**THE PROBLEM:**
Give every line again exactly as it appears, please, but not the pictures.

**DATA BLOCK:**
::::

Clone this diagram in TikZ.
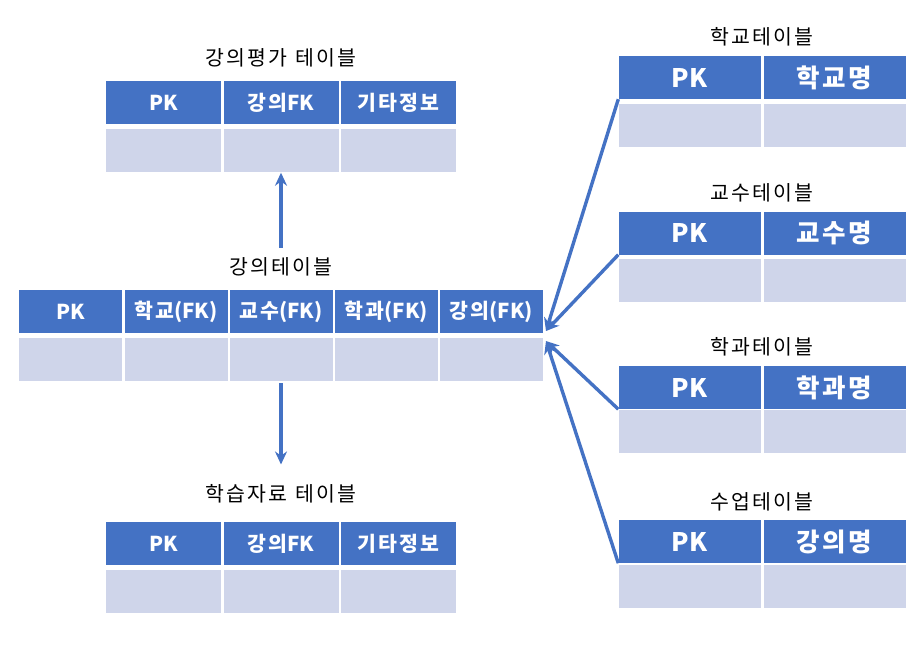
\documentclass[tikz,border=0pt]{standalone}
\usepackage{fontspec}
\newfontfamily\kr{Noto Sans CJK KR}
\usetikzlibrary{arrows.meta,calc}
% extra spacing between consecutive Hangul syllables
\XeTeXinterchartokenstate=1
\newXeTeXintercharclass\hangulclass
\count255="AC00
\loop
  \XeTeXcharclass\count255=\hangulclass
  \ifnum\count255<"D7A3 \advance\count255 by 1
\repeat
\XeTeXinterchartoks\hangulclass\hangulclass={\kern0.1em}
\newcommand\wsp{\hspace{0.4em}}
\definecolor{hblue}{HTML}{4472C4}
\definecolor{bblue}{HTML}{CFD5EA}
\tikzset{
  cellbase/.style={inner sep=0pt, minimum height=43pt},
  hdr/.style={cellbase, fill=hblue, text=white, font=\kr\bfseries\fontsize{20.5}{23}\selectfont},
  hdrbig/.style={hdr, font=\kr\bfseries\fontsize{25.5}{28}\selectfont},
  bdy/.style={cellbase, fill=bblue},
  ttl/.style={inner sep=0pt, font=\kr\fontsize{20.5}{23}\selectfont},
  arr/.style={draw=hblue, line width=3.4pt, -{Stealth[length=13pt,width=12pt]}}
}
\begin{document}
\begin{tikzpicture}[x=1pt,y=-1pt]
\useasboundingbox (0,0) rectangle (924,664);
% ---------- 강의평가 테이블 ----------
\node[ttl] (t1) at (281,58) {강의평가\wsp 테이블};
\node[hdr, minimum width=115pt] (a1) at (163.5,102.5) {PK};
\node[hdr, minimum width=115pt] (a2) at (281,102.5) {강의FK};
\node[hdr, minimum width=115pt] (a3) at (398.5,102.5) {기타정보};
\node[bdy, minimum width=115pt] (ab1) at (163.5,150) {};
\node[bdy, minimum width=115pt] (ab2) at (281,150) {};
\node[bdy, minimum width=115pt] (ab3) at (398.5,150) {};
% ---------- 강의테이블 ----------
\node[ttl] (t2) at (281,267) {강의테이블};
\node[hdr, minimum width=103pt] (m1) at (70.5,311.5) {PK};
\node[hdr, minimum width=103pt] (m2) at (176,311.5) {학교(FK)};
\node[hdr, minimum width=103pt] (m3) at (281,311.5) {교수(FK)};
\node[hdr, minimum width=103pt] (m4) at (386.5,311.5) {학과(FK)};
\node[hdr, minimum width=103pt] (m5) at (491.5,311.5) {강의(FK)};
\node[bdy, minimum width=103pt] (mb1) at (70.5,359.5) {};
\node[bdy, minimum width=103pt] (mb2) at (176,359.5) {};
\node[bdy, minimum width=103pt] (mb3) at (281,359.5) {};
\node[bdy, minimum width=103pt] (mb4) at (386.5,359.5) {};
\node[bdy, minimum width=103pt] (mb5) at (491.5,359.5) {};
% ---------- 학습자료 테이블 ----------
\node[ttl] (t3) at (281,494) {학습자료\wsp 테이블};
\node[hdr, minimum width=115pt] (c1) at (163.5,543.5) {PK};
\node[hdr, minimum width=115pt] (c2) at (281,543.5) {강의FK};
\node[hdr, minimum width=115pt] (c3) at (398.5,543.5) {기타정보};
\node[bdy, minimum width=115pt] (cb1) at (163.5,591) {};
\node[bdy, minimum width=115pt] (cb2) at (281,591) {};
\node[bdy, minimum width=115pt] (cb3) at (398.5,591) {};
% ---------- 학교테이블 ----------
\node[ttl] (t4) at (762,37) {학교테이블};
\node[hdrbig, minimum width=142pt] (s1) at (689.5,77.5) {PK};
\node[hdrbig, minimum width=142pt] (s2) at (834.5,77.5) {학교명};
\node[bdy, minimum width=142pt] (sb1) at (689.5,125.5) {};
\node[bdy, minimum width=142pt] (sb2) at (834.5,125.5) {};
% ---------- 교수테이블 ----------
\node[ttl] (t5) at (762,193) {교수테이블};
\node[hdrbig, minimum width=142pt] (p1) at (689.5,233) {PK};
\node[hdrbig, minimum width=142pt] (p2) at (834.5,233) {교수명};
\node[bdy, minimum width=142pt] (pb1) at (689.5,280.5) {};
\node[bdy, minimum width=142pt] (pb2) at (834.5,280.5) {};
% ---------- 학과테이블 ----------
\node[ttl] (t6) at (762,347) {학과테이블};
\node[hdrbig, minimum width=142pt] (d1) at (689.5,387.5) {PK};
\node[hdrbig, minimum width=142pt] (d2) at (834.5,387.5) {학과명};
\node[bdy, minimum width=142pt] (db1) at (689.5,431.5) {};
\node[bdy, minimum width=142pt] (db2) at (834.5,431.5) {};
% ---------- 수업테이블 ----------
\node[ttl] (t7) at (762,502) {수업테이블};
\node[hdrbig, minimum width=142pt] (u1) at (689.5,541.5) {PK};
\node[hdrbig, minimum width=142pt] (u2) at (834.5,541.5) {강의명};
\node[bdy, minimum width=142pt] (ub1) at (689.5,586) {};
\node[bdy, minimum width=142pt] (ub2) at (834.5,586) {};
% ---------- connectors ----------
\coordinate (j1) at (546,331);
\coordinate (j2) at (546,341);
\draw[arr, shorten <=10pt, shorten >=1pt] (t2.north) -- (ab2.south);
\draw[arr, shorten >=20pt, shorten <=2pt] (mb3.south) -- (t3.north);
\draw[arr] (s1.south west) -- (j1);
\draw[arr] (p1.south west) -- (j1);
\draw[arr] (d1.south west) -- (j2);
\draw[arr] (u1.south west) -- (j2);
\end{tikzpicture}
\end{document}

::::

**OUTPUT OF THE TASK:**
Clone this diagram in TikZ.
\documentclass[tikz,border=0pt]{standalone}
\usepackage{fontspec}
\newfontfamily\kr{Noto Sans CJK KR}
\usetikzlibrary{arrows.meta,calc}
% extra spacing between consecutive Hangul syllables
\XeTeXinterchartokenstate=1
\newXeTeXintercharclass\hangulclass
\count255="AC00
\loop
  \XeTeXcharclass\count255=\hangulclass
  \ifnum\count255<"D7A3 \advance\count255 by 1
\repeat
\XeTeXinterchartoks\hangulclass\hangulclass={\kern0.1em}
\newcommand\wsp{\hspace{0.4em}}
\definecolor{hblue}{HTML}{4472C4}
\definecolor{bblue}{HTML}{CFD5EA}
\tikzset{
  cellbase/.style={inner sep=0pt, minimum height=43pt},
  hdr/.style={cellbase, fill=hblue, text=white, font=\kr\bfseries\fontsize{20.5}{23}\selectfont},
  hdrbig/.style={hdr, font=\kr\bfseries\fontsize{25.5}{28}\selectfont},
  bdy/.style={cellbase, fill=bblue},
  ttl/.style={inner sep=0pt, font=\kr\fontsize{20.5}{23}\selectfont},
  arr/.style={draw=hblue, line width=3.4pt, -{Stealth[length=13pt,width=12pt]}}
}
\begin{document}
\begin{tikzpicture}[x=1pt,y=-1pt]
\useasboundingbox (0,0) rectangle (924,664);
% ---------- 강의평가 테이블 ----------
\node[ttl] (t1) at (281,58) {강의평가\wsp 테이블};
\node[hdr, minimum width=115pt] (a1) at (163.5,102.5) {PK};
\node[hdr, minimum width=115pt] (a2) at (281,102.5) {강의FK};
\node[hdr, minimum width=115pt] (a3) at (398.5,102.5) {기타정보};
\node[bdy, minimum width=115pt] (ab1) at (163.5,150) {};
\node[bdy, minimum width=115pt] (ab2) at (281,150) {};
\node[bdy, minimum width=115pt] (ab3) at (398.5,150) {};
% ---------- 강의테이블 ----------
\node[ttl] (t2) at (281,267) {강의테이블};
\node[hdr, minimum width=103pt] (m1) at (70.5,311.5) {PK};
\node[hdr, minimum width=103pt] (m2) at (176,311.5) {학교(FK)};
\node[hdr, minimum width=103pt] (m3) at (281,311.5) {교수(FK)};
\node[hdr, minimum width=103pt] (m4) at (386.5,311.5) {학과(FK)};
\node[hdr, minimum width=103pt] (m5) at (491.5,311.5) {강의(FK)};
\node[bdy, minimum width=103pt] (mb1) at (70.5,359.5) {};
\node[bdy, minimum width=103pt] (mb2) at (176,359.5) {};
\node[bdy, minimum width=103pt] (mb3) at (281,359.5) {};
\node[bdy, minimum width=103pt] (mb4) at (386.5,359.5) {};
\node[bdy, minimum width=103pt] (mb5) at (491.5,359.5) {};
% ---------- 학습자료 테이블 ----------
\node[ttl] (t3) at (281,494) {학습자료\wsp 테이블};
\node[hdr, minimum width=115pt] (c1) at (163.5,543.5) {PK};
\node[hdr, minimum width=115pt] (c2) at (281,543.5) {강의FK};
\node[hdr, minimum width=115pt] (c3) at (398.5,543.5) {기타정보};
\node[bdy, minimum width=115pt] (cb1) at (163.5,591) {};
\node[bdy, minimum width=115pt] (cb2) at (281,591) {};
\node[bdy, minimum width=115pt] (cb3) at (398.5,591) {};
% ---------- 학교테이블 ----------
\node[ttl] (t4) at (762,37) {학교테이블};
\node[hdrbig, minimum width=142pt] (s1) at (689.5,77.5) {PK};
\node[hdrbig, minimum width=142pt] (s2) at (834.5,77.5) {학교명};
\node[bdy, minimum width=142pt] (sb1) at (689.5,125.5) {};
\node[bdy, minimum width=142pt] (sb2) at (834.5,125.5) {};
% ---------- 교수테이블 ----------
\node[ttl] (t5) at (762,193) {교수테이블};
\node[hdrbig, minimum width=142pt] (p1) at (689.5,233) {PK};
\node[hdrbig, minimum width=142pt] (p2) at (834.5,233) {교수명};
\node[bdy, minimum width=142pt] (pb1) at (689.5,280.5) {};
\node[bdy, minimum width=142pt] (pb2) at (834.5,280.5) {};
% ---------- 학과테이블 ----------
\node[ttl] (t6) at (762,347) {학과테이블};
\node[hdrbig, minimum width=142pt] (d1) at (689.5,387.5) {PK};
\node[hdrbig, minimum width=142pt] (d2) at (834.5,387.5) {학과명};
\node[bdy, minimum width=142pt] (db1) at (689.5,431.5) {};
\node[bdy, minimum width=142pt] (db2) at (834.5,431.5) {};
% ---------- 수업테이블 ----------
\node[ttl] (t7) at (762,502) {수업테이블};
\node[hdrbig, minimum width=142pt] (u1) at (689.5,541.5) {PK};
\node[hdrbig, minimum width=142pt] (u2) at (834.5,541.5) {강의명};
\node[bdy, minimum width=142pt] (ub1) at (689.5,586) {};
\node[bdy, minimum width=142pt] (ub2) at (834.5,586) {};
% ---------- connectors ----------
\coordinate (j1) at (546,331);
\coordinate (j2) at (546,341);
\draw[arr, shorten <=10pt, shorten >=1pt] (t2.north) -- (ab2.south);
\draw[arr, shorten >=20pt, shorten <=2pt] (mb3.south) -- (t3.north);
\draw[arr] (s1.south west) -- (j1);
\draw[arr] (p1.south west) -- (j1);
\draw[arr] (d1.south west) -- (j2);
\draw[arr] (u1.south west) -- (j2);
\end{tikzpicture}
\end{document}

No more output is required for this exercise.